A breed or race is any subspecies of the western honey bee. Bees that are the result of breeding different subspecies are called hybrids.

Can I rely on a breed of bee to have specific characteristics?

While it is easy to control breeds of most animals like sheep or cattle, maintaining the purity of bee races is much more difficult. After all, bees are free to roam at will, and the queen can mate with any drone she sees fit. Some breeding programs are certified and guarantee a particular type of bee. However, buying a package of purebred bees costs more, and sourcing a supplier isn’t always easy.

What bee characteristics should I consider?

While different species of bees have dozens of varying traits, some of the important questions include the following:

  • Are they docile or aggressive?
  • Will your bees swarm for any small reason?
  • How well do they adapt to different climates?
  • Do they produce lots of honey?
  • How well do they fight disease and parasites?
  • Do they overwinter well?

Are there other breeds of bees to consider?

Popular bee breeds any hybrids for beekeepers include Italian, Carniolan, Cordovan, Russian, Buckfast, and Caucasian. Other races you may want to consider are listed below.

German Dark Honey Bee (Apis Mellifera Mellifera): Also known as the European dark bee, the German Dark bee was introduced to the United States during the colonial era. While they are ideal for cold winters, this breed is susceptible to brood disease and tends to be overly defensive.

Himalayan Honey Bee (Apis Cerana): If you’re a beekeeper in Asia, then the Himalayan bee is a good option. These small bees are very resilient to disease as they often renew wax comb. They can also adapt well to different climates, whether hot or cold.

Gibraltar Honey Bee (Apis Mellifera Iberiensis): The Gibraltar honey bee may be worth considering. While they may exhibit super-defensive traits, they also have a pure bloodline and are useful honey producers.

Summing up

Beekeepers should weigh the pros and cons of different bee breeds to decide which is best for their needs. While we’ve included some common options, the list isn’t exhaustive.
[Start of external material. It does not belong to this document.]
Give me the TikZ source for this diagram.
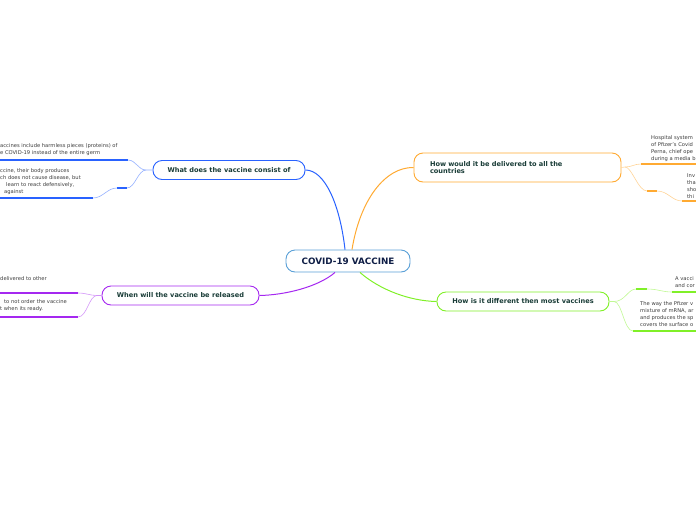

For example, the Saskatraz is another hybrid that gets excellent reviews.

Bee traits are generalizations, and our advice is only a base reference. Not all breeds behave as you’d expect, and environmental factors like viruses and mite load can quickly change your colony’s normal hive behavior.
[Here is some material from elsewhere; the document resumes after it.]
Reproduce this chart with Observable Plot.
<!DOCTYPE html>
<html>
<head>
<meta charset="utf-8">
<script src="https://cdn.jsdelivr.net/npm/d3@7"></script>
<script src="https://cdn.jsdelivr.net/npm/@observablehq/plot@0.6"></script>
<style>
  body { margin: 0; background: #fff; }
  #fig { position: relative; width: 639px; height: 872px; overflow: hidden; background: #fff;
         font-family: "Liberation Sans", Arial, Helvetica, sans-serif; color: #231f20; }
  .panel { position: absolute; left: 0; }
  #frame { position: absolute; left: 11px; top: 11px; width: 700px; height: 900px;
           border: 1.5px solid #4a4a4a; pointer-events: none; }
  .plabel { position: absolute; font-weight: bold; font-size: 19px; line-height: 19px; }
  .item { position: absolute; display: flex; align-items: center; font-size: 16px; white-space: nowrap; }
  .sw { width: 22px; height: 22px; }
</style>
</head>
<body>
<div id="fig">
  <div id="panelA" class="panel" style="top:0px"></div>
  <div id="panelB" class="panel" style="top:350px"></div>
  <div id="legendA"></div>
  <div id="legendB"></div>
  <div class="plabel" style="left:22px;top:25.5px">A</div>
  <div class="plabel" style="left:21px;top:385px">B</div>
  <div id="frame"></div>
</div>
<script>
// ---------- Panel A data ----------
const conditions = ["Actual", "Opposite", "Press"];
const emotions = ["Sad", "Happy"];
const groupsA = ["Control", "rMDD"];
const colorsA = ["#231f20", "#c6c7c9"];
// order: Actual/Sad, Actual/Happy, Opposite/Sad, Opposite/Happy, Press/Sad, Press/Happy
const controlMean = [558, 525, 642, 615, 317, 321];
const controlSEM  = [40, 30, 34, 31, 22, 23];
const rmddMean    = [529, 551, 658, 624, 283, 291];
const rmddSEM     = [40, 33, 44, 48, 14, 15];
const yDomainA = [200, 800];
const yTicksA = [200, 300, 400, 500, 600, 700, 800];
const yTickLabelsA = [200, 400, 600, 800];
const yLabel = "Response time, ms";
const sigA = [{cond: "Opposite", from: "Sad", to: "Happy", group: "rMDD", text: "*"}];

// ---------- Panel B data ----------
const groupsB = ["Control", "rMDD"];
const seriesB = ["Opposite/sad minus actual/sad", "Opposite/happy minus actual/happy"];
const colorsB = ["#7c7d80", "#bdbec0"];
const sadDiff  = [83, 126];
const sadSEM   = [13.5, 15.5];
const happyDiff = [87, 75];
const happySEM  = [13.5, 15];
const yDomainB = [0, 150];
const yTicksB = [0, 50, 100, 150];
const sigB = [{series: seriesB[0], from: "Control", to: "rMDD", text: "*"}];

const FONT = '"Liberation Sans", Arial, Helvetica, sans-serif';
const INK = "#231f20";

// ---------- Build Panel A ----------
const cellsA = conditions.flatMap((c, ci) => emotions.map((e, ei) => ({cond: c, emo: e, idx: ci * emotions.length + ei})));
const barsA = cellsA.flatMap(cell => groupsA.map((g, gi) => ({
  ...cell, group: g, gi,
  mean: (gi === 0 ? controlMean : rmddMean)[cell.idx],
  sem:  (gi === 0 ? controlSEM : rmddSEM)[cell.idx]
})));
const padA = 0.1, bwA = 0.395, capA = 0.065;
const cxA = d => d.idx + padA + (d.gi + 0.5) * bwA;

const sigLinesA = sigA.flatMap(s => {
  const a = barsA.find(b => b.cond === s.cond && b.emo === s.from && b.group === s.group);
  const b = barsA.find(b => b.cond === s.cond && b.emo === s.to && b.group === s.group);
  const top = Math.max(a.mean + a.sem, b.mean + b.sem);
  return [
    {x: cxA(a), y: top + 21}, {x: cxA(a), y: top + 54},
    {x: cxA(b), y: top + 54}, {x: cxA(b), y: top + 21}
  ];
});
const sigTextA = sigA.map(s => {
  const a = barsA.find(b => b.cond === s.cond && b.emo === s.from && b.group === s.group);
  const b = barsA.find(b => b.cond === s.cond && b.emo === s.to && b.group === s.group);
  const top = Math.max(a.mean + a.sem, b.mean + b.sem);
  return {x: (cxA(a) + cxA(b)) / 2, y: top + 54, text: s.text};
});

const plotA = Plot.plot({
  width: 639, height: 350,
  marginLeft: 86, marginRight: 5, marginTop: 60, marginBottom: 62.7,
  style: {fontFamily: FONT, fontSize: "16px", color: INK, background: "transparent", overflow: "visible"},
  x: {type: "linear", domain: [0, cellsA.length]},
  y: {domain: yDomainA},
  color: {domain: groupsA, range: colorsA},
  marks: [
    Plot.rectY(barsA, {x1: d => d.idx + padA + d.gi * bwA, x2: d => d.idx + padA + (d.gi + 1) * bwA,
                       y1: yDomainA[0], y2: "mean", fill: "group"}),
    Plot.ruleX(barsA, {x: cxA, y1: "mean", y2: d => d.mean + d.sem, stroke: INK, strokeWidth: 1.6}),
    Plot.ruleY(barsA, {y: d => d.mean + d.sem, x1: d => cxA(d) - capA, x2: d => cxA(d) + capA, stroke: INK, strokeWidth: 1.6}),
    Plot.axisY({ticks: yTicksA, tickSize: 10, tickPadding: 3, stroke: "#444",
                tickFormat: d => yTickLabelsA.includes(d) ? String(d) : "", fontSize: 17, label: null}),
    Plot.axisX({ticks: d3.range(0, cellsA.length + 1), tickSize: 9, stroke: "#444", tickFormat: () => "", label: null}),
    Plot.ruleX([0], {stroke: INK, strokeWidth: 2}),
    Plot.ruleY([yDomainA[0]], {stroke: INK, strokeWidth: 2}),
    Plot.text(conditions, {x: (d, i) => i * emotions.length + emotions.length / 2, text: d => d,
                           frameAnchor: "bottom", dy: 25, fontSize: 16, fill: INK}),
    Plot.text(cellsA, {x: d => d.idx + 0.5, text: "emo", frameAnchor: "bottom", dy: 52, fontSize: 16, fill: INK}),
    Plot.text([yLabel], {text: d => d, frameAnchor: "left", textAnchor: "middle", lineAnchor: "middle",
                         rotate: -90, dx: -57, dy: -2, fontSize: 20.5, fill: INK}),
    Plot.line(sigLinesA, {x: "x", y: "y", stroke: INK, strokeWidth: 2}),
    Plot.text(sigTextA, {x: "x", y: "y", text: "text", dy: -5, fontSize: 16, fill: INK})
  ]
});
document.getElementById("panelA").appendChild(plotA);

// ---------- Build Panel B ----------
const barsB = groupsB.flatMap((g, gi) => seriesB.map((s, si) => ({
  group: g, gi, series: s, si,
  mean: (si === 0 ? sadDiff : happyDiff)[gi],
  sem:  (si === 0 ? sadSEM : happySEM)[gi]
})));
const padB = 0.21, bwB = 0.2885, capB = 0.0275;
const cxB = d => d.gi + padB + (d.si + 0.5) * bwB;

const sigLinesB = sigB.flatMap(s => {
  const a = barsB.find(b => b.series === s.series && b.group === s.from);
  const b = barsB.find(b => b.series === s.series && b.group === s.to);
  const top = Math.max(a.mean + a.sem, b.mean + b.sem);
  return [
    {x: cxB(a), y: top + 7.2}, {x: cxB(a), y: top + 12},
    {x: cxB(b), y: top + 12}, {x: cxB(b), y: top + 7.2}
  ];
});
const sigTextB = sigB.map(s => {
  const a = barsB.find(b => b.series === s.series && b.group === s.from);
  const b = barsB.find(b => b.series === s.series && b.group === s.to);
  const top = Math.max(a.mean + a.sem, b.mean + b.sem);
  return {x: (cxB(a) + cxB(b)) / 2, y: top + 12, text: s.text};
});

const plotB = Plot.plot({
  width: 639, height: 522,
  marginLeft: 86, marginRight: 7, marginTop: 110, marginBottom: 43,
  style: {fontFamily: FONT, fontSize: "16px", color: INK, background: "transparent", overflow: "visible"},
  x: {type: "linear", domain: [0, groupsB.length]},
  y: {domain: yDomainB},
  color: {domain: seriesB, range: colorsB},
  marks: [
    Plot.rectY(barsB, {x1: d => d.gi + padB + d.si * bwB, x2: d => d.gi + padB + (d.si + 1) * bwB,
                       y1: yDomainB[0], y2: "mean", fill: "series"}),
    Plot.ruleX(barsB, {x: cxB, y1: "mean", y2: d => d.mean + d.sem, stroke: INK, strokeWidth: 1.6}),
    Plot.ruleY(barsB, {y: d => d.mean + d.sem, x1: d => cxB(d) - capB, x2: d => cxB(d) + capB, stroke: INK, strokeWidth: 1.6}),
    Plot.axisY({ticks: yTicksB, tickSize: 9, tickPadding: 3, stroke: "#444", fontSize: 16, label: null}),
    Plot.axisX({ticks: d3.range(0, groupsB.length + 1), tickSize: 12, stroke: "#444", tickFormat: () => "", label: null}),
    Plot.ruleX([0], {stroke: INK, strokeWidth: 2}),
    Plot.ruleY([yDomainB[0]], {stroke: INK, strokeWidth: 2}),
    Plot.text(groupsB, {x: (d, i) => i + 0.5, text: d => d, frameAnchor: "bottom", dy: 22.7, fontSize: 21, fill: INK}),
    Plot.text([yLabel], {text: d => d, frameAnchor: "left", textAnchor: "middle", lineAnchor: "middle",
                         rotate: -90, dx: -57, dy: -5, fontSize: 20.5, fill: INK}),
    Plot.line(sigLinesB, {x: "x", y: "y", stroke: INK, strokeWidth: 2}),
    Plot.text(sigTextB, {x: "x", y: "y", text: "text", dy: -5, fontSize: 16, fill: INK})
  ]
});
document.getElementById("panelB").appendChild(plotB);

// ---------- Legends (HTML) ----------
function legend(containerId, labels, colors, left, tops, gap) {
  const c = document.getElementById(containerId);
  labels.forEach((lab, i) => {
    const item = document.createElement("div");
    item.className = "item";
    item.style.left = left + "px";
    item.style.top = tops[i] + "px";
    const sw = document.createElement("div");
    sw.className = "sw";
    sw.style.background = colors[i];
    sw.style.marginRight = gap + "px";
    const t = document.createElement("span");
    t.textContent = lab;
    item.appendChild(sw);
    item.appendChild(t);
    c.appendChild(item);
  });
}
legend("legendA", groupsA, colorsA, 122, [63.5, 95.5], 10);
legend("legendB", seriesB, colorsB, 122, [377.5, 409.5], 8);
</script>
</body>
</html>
If you decide to buy a package of bees, try to find a trusted seller with a reputation for quality breeding. While it’s possible to inspect a horse or dog for quality traits, doing so with bees isn’t so easy. You’re at the mercy of the bee breeder to a certain extent.

Whatever bee breed you choose, always try to buy bees locally. They’ve successfully overwintered, dealing with local challenges like climate and pests. It gives beekeepers the best chance of keeping a thriving hive that pollinates effectively and provides a lot of honey.